What Does This Mean? It is now and only now that he begins to speak about his death. Peter does not understand. Having been the one who made the “Christ” declaration the thought of his death was just too much. Peter rebukes Jesus. Jesus’ response needs clear understanding. I don’t think he is calling Peter “Satan” as if he was saying that Satan had taken over Peter’s tongue. The word “satan” means “adversary”. Many early manuscripts of Mark lead to this conclusion because there is no capital S. Also the word “behind” also means “support” or “backstop”. Jesus is saying to Peter’s objection, do not support any adverse view, I am the Christ. The following part of the conversation supports this. He then begins to speak about denying self, taking up your cross and following him.
Our Adversaries He gives just one example so I take it this example is not only obvious but important. Jesus asks, What is really important to you? What are your aims in life? In another place we read, where your treasure is, there will your heart be also. What is important in your life? Jesus challenges us: What good is it for a man to gain the whole world yet forfeit his soul? We may not want to “gain the whole world” but we all want things and that is OK but the issue is what you want and more importantly, what will you do to get it? When John D. Rockefeller became America’s first billionaire he was asked, “You’rethe richest man in the country. You can have anything you want. What could you possibly want now?” He replied, “Just a little bit more.” Jesus was a realist. He knows we need material things, that is not the point. The point is what will we do to achieve them? Are we willing to cheat, to bend the rules, to sail close to the legal limits to get what we want? We are Christians when we fill out our tax returns and talk to the boss about others performances just as we are when we go to Church. God not take off a demerit point when we do something good. Life is not like a balance sheet – as long as we are on the credit side when we die then we’ll be OK. Jesus says living an authentic Christian life is hard going – like carrying a cross. It’s a symbol of sacrifice and death. We may not be called upon to pay that ultimate sacrifice but it’s not going to be a bed of roses either. Doing what’s right in God’s sight. Standing up for what’s right in God’s sight is not always easy. Sometimes it costs us a lot. 
Not Just Words Peter’s confession was not just an emotional outburst of faith. Clearly he didn’t understand all the implications of what he was saying but it provided a starting point for Jesus to speak of his ultimate mission. It is only now – only after we hear for the first time one of his disciples declare him to be the Christ that he begins to speak of his death. That’s what upset Peter. It came as such a surprise. All this healing and feeding and taking in the authorities was exciting to be a part of but now he’s on about sacrifice and suffering and dying. Jesus delays speaking about his death for 2 reasons. 1/ He wants to establish his bona fides. Hence the miracles. 2/ He wants his followers to understand that it’s not just about miracles and arguments with the authorities but it’s about the context of his death. This is the death of the Messiah, the Anointed One of God. God is to prove the depth of His love and His commitment to saving the world.

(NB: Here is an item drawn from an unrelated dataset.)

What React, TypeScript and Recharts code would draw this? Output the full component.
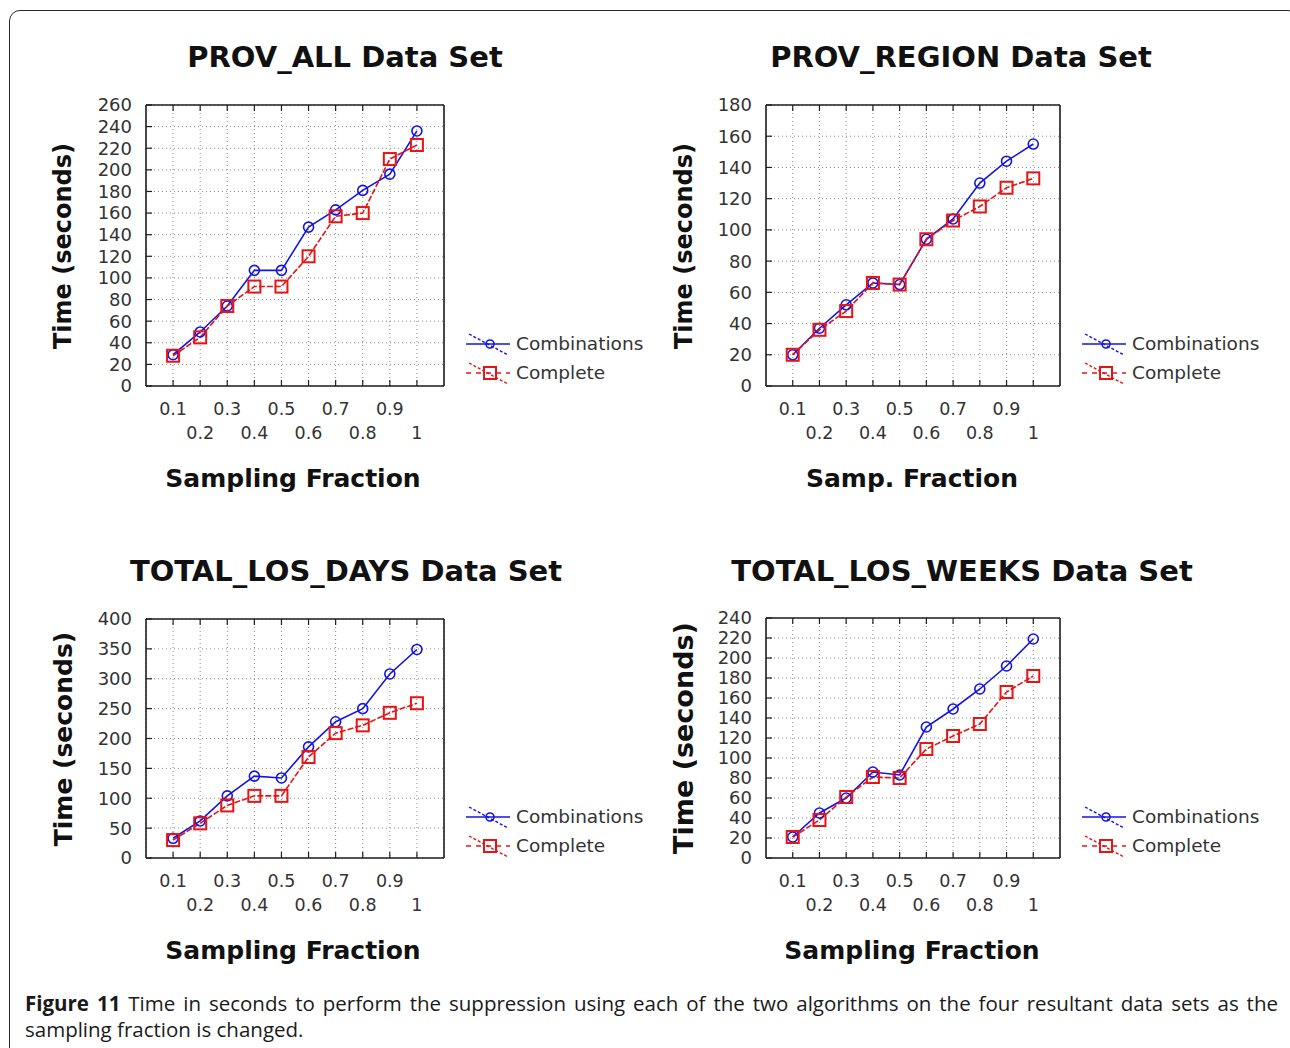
import React from 'react';
import { LineChart, Line, XAxis, YAxis, CartesianGrid } from 'recharts';

// ---------- data ----------
const fractions = [0.1, 0.2, 0.3, 0.4, 0.5, 0.6, 0.7, 0.8, 0.9, 1.0];

const provAllCombinations = [29, 50, 74, 107, 107, 147, 163, 181, 196, 236];
const provAllComplete = [28, 45, 74, 92, 92, 120, 157, 160, 210, 223];

const provRegionCombinations = [20, 37, 52, 66, 65, 94, 107, 130, 144, 155];
const provRegionComplete = [20, 36, 48, 66, 65, 94, 106, 115, 127, 133];

const losDaysCombinations = [33, 62, 104, 137, 134, 186, 228, 250, 308, 349];
const losDaysComplete = [30, 58, 88, 104, 104, 169, 209, 222, 243, 259];

const losWeeksCombinations = [21, 45, 60, 86, 83, 131, 149, 169, 192, 219];
const losWeeksComplete = [21, 38, 61, 81, 80, 109, 122, 134, 166, 182];

const ticks0to260 = [0, 20, 40, 60, 80, 100, 120, 140, 160, 180, 200, 220, 240, 260];
const ticks0to180 = [0, 20, 40, 60, 80, 100, 120, 140, 160, 180];
const ticks0to400 = [0, 50, 100, 150, 200, 250, 300, 350, 400];
const ticks0to240 = [0, 20, 40, 60, 80, 100, 120, 140, 160, 180, 200, 220, 240];

const seriesNames = ['Combinations', 'Complete'];

const FONT = "'DejaVu Sans', 'Liberation Sans', sans-serif";
const BLUE = '#1414e6';
const RED = '#e61414';
const AXIS = '#1e1e1e';

const buildRows = (comb: number[], comp: number[]) =>
  fractions.map((f, i) => ({ f, comb: comb[i], comp: comp[i] }));

const XTick = (props: any) => {
  const { x, y, payload } = props;
  const v = payload.value as number;
  const tenth = Math.round(v * 10);
  const second = tenth % 2 === 0;
  const label = tenth === 10 ? '1' : v.toFixed(1);
  return (
    <text x={x} y={y + (second ? 53 : 29)} textAnchor="middle" fontSize={17.5} fontFamily={FONT} fill="#333">
      {label}
    </text>
  );
};

const EmptyTick = () => <g />;

const CircleDot = (props: any) => {
  const { cx, cy, index } = props;
  return <circle key={`c${index}`} cx={cx} cy={cy} r={5} fill="none" stroke={BLUE} strokeWidth={1.6} />;
};
const SquareDot = (props: any) => {
  const { cx, cy, index } = props;
  return <rect key={`s${index}`} x={cx - 6} y={cy - 6} width={12} height={12} fill="none" stroke={RED} strokeWidth={2} />;
};

type PanelProps = {
  x1: number; x2: number; y1: number; y2: number;
  title: string; titleX: number; titleY: number;
  xLabel: string; xLabelX: number; xLabelY: number;
  yLabelX: number; yLabelSize: number;
  legendX: number; legendY: number;
  comb: number[]; comp: number[];
  yTicks: number[];
};

const padL = 120, padT = 80, padR = 20, padB = 110;

const LegendGlyph = ({ kind }: { kind: 'c' | 's' }) => (
  <svg width={46} height={26} style={{ display: 'block' }}>
    {kind === 'c' ? (
      <>
        <line x1={0} y1={13} x2={44} y2={13} stroke={BLUE} strokeWidth={1.6} />
        <line x1={3} y1={3} x2={42} y2={24} stroke={BLUE} strokeWidth={1.4} strokeDasharray="3 2" />
        <circle cx={24} cy={13} r={4} fill="none" stroke={BLUE} strokeWidth={1.6} />
      </>
    ) : (
      <>
        <line x1={0} y1={13} x2={44} y2={13} stroke={RED} strokeWidth={1.6} strokeDasharray="5 5" />
        <line x1={3} y1={3} x2={42} y2={24} stroke={RED} strokeWidth={1.4} strokeDasharray="3 2" />
        <rect x={18} y={7} width={12} height={12} fill="none" stroke={RED} strokeWidth={2} />
      </>
    )}
  </svg>
);

const Panel = (p: PanelProps) => {
  const data = buildRows(p.comb, p.comp);
  const yMax = p.yTicks[p.yTicks.length - 1];
  const width = p.x2 - p.x1 + padL + padR;
  const height = p.y2 - p.y1 + padT + padB;
  return (
    <>
      <div
        style={{
          position: 'absolute', left: p.titleX - 300, top: p.titleY - 18, width: 600, lineHeight: '36px',
          textAlign: 'center', fontFamily: FONT, fontWeight: 'bold', fontSize: 29, color: '#111', whiteSpace: 'nowrap',
        }}
      >
        {p.title}
      </div>
      <div
        style={{
          position: 'absolute', left: p.yLabelX, top: (p.y1 + p.y2) / 2, transform: 'translate(-50%, -50%) rotate(-90deg)',
          fontFamily: FONT, fontWeight: 'bold', fontSize: p.yLabelSize, color: '#111', whiteSpace: 'nowrap',
        }}
      >
        Time (seconds)
      </div>
      <div
        style={{
          position: 'absolute', left: p.xLabelX, top: p.xLabelY, transform: 'translate(-50%, -50%)',
          fontFamily: FONT, fontWeight: 'bold', fontSize: 25, color: '#111', whiteSpace: 'nowrap',
        }}
      >
        {p.xLabel}
      </div>
      <div style={{ position: 'absolute', left: p.legendX, top: p.legendY - 13 }}>
        {seriesNames.map((name, i) => (
          <div key={name} style={{ display: 'flex', alignItems: 'center', height: 29 }}>
            <LegendGlyph kind={i === 0 ? 'c' : 's'} />
            <span style={{ marginLeft: 4, fontFamily: FONT, fontSize: 18.5, color: '#333' }}>{name}</span>
          </div>
        ))}
      </div>
      <div style={{ position: 'absolute', left: p.x1 - padL, top: p.y1 - padT }}>
        <LineChart
          width={width}
          height={height}
          data={data}
          margin={{ left: padL - 50, top: padT - 1, right: padR - 1, bottom: padB - 100 }}
          style={{ fontFamily: FONT }}
        >
          <CartesianGrid xAxisId="b" yAxisId="l" stroke="#8a8a8a" strokeDasharray="1 3" />
          <XAxis
            xAxisId="b" dataKey="f" type="number" domain={[0, 1.1]} ticks={fractions} interval={0}
            height={100} tickSize={-6} tickMargin={6} tick={<XTick />}
            axisLine={{ stroke: AXIS, strokeWidth: 1.6 }} tickLine={{ stroke: AXIS, strokeWidth: 1.2 }}
          />
          <XAxis
            xAxisId="t" orientation="top" dataKey="f" type="number" domain={[0, 1.1]} ticks={fractions} interval={0}
            height={1} tickSize={-6} tick={<EmptyTick />}
            axisLine={{ stroke: AXIS, strokeWidth: 1.6 }} tickLine={{ stroke: AXIS, strokeWidth: 1.2 }}
          />
          <YAxis
            yAxisId="l" type="number" domain={[0, yMax]} ticks={p.yTicks} interval={0} width={50}
            tickSize={-6} tickMargin={20}
            tick={{ fontSize: 18, fill: '#333', fontFamily: FONT }}
            axisLine={{ stroke: AXIS, strokeWidth: 1.6 }} tickLine={{ stroke: AXIS, strokeWidth: 1.2 }}
          />
          <YAxis
            yAxisId="r" orientation="right" type="number" domain={[0, yMax]} ticks={p.yTicks} interval={0} width={1}
            tickSize={-6} tick={<EmptyTick />}
            axisLine={{ stroke: AXIS, strokeWidth: 1.6 }} tickLine={{ stroke: AXIS, strokeWidth: 1.2 }}
          />
          <Line
            xAxisId="b" yAxisId="l" dataKey="comb" name={seriesNames[0]} stroke={BLUE} strokeWidth={1.6}
            dot={CircleDot} activeDot={false} isAnimationActive={false}
          />
          <Line
            xAxisId="b" yAxisId="l" dataKey="comp" name={seriesNames[1]} stroke={RED} strokeWidth={1.6}
            strokeDasharray="6 2" dot={SquareDot} activeDot={false} isAnimationActive={false}
          />
        </LineChart>
      </div>
    </>
  );
};

export default function App() {
  return (
    <div style={{ position: 'absolute', left: 0, top: 0, width: 1290, height: 1048, overflow: 'hidden', background: '#fff' }}>
      <div
        style={{
          position: 'absolute', left: 9, top: 10, width: 1290, height: 1050, border: '1.5px solid #2a2a2a',
          borderRadius: 11, boxSizing: 'border-box',
        }}
      />
      <Panel
        x1={146} x2={444} y1={105} y2={386}
        title="PROV_ALL Data Set" titleX={345} titleY={57}
        xLabel="Sampling Fraction" xLabelX={293} xLabelY={478}
        yLabelX={63} yLabelSize={24}
        legendX={466} legendY={342}
        comb={provAllCombinations} comp={provAllComplete} yTicks={ticks0to260}
      />
      <Panel
        x1={766} x2={1060} y1={105} y2={386}
        title="PROV_REGION Data Set" titleX={961} titleY={57}
        xLabel="Samp. Fraction" xLabelX={912} xLabelY={478}
        yLabelX={684} yLabelSize={24}
        legendX={1082} legendY={342}
        comb={provRegionCombinations} comp={provRegionComplete} yTicks={ticks0to180}
      />
      <Panel
        x1={146} x2={444} y1={619} y2={858}
        title="TOTAL_LOS_DAYS Data Set" titleX={346} titleY={571}
        xLabel="Sampling Fraction" xLabelX={293} xLabelY={950}
        yLabelX={63} yLabelSize={25}
        legendX={466} legendY={815}
        comb={losDaysCombinations} comp={losDaysComplete} yTicks={ticks0to400}
      />
      <Panel
        x1={766} x2={1060} y1={618} y2={858}
        title="TOTAL_LOS_WEEKS Data Set" titleX={962} titleY={571}
        xLabel="Sampling Fraction" xLabelX={912} xLabelY={950}
        yLabelX={683} yLabelSize={27}
        legendX={1082} legendY={815}
        comb={losWeeksCombinations} comp={losWeeksComplete} yTicks={ticks0to240}
      />
      <div
        style={{
          position: 'absolute', left: 25, top: 990, width: 1253, fontFamily: "'Open Sans', 'Noto Sans', sans-serif",
          fontSize: 20.5, lineHeight: '26px', color: '#1a1a1a',
        }}
      >
        <div style={{ textAlign: 'justify', textAlignLast: 'justify', whiteSpace: 'nowrap', overflow: 'hidden' }}>
          <b>Figure 11</b> Time in seconds to perform the suppression using each of the two algorithms on the four resultant data sets as the
        </div>
        <div>sampling fraction is changed.</div>
      </div>
    </div>
  );
}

For god loved the world so much that He gave His only begotten son. God loves is that much. What are we prepared to say and do for God? Just pay lip service? Say the right things even if our actions don’t match up? Do a few right and good things to get God on our side? St. Paul warns us that God will not be mocked. Jesus said the crowds and to the disciples, If anyone should come after me, he must deny himself and take up his cross and follow me. For whoever wants to save his life will lose it, but whoever loses his life for me and for the gospel will save it.  Words and deeds are the 2 sides of the same coin. All the N.T. writer say this in different ways. St. Paul tells the Philippians they must work out their own salvation for God is at work in you. St. James tells his readers, faith by itself if it is not accompanied by good works is dead.  
At the same time however, the words ARE important. Being a humanitarian is not enough either. We need the words. We need to make the confession that this Jesus who is our inspiration is God’s anointed one, who came not just as an example but as our saviour. We need to confess him as our Lord. We need to understand that our good works are done in the context of God’s sacrificial love. God so love the world that he gave us his only begotten son that whosoever believes in him will not die but have everlasting life.  
It is God and God alone who can fix the world’s mess. God works through us. It’s not just us going off and doing mighty deeds on our own but it is us working in tandem with God that will make the difference. 
You are the Christ confessed Peter. Let us make the same confession again. But let us not allow any adversary prevent us from marrying the right confession with the right deeds done in God’s name. Then great things can be achieved a s God works with us, through us and in us.